少し前に「戦争が終わった将校さん」という随筆を書いた。

 

 若い頃、国の独立を願って軍隊に志願し、我が身を捨てて国を守った。幸い、命永らえて祖国が独立した時に彼は50才だった。そして奮闘努力した甲斐もあって位(くらい)もそれなりに上がっていた。

 

 せっかく身を捨てて努力してきたのに、50才でやることがなくなってしまったのである。「祖国の独立」という目的を失った彼はやがて隣国への侵略戦争を始めた・・・・

 

 それは違う。

 

 仕事には「仕事がうまく行けば終わりになる仕事」と「仕事が成功すればさらに仕事が増える仕事」がある。

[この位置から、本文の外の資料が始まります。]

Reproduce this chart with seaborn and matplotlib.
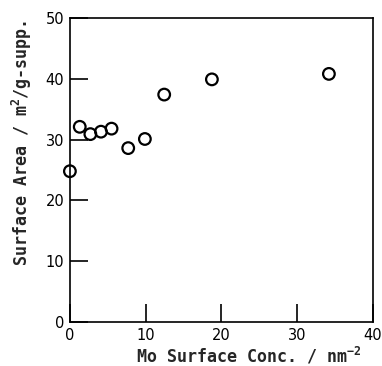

軍隊というのは前者だ。

 

 軍隊は何の為にあるのかというと平和の為にある。戦争とは平和の為に戦うことだ。だから成功したら失業する。

 

 私の「工学(技術)」もそうである。テレビも無い、冷蔵庫も無い、洗濯機も無い、住む家もない、道路はぬかるみだ・・・そんな時には私の仕事はいくらでもある。安く大量に製品を作り、性能を向上させる。それが技術の役割である。

 

 でも、やがて製品は行き渡り、みんなは満足する。技術はみんなが「文化的で快適な生活」ができるようになればお役ご免である。だから私は失業する。

 

 軍隊や技術だけではない。子供を育てるということはやがて離れていくことを目指すものだ。出世というものはどこかで止まるまで頑張ることである。

 

子供が立派になり、巣立つ時に悲しんではいけない。それがもともとの目的だったのだから。出世できなかったといって嘆いても仕方がない。出世は必ずどこかで止まるのだ、それが係長でも課長でも、そして社長でも。

 

もともと人生とは死ぬために生きる。どうせ死亡率は100%だ。でも、その過程を楽しむのであって、死ぬのが目的ではない。

 

日本を豊かにするのは「働かなくても生活できる若者を作ること」である。だからニートの出現は驚いては行けない。もし若者に一所懸命に働いてもらいたかったら、繁栄してはいけないから、努力してはいけないことになる。

 

次官は「目的の為に」存在するのではなく、「行為の為に」存在する。

 

防衛事務次官(防衛庁事務次官、防衛省事務次官と言わない理由があるので)はご退職の時に「防衛庁が防衛省になったのが一番、嬉しい」と言われた。気持ちはわかる。

 

日本の防衛に日夜、努力してきた隊員たち・・・彼らは昔のように国民に尊敬されることもなく、立派な働きに報いてやることが出来なかった。それが防衛省に格上げされ、せめて長い間の防衛隊員の苦労に報いてやることができた、そういうことだろう。

 

心情はわかる。

 

私もその立場であればそう言ったかも知れない。でも、軍隊が繁栄してはいけない。それは丁度、技術が繁栄してはいけないことと同じだから、私は発言できる。技術はできるだけ「無いほうがよいもの」である。

 

何もなく豊かな生活ができればそれが一番だが、水洗トイレも瞬間湯沸かし器も必要だから私たちはそれを作る。でもみんなが持っていれば技術は後退した方が良い。

 

日本は今、平和だ。しかも日本の自衛隊の予算はイギリス軍とほぼ同じだ。だから、できるだけ防衛省は縮小する方が良い。軍隊は軍隊自体が「自分はいない方が良い」と思うのが正しい。技術は「技術はもともといらないものだ」と覚悟を決めるのと同じだ。

 

隊員の心情を思いあの次官は自らの心を吐露せざるをえなかったのだろうが、もう一つ、高い立場を求めたかった。

 

「諸君、よく努力して日本の平和を確保してくれた。私の在任中、ただ一つ残念なのは、防衛庁を防衛局に格下げできなかったことだ。それは諸君らの奮闘に期待する」

 

人間は自らと自らの仲間に執着を持たないことだ。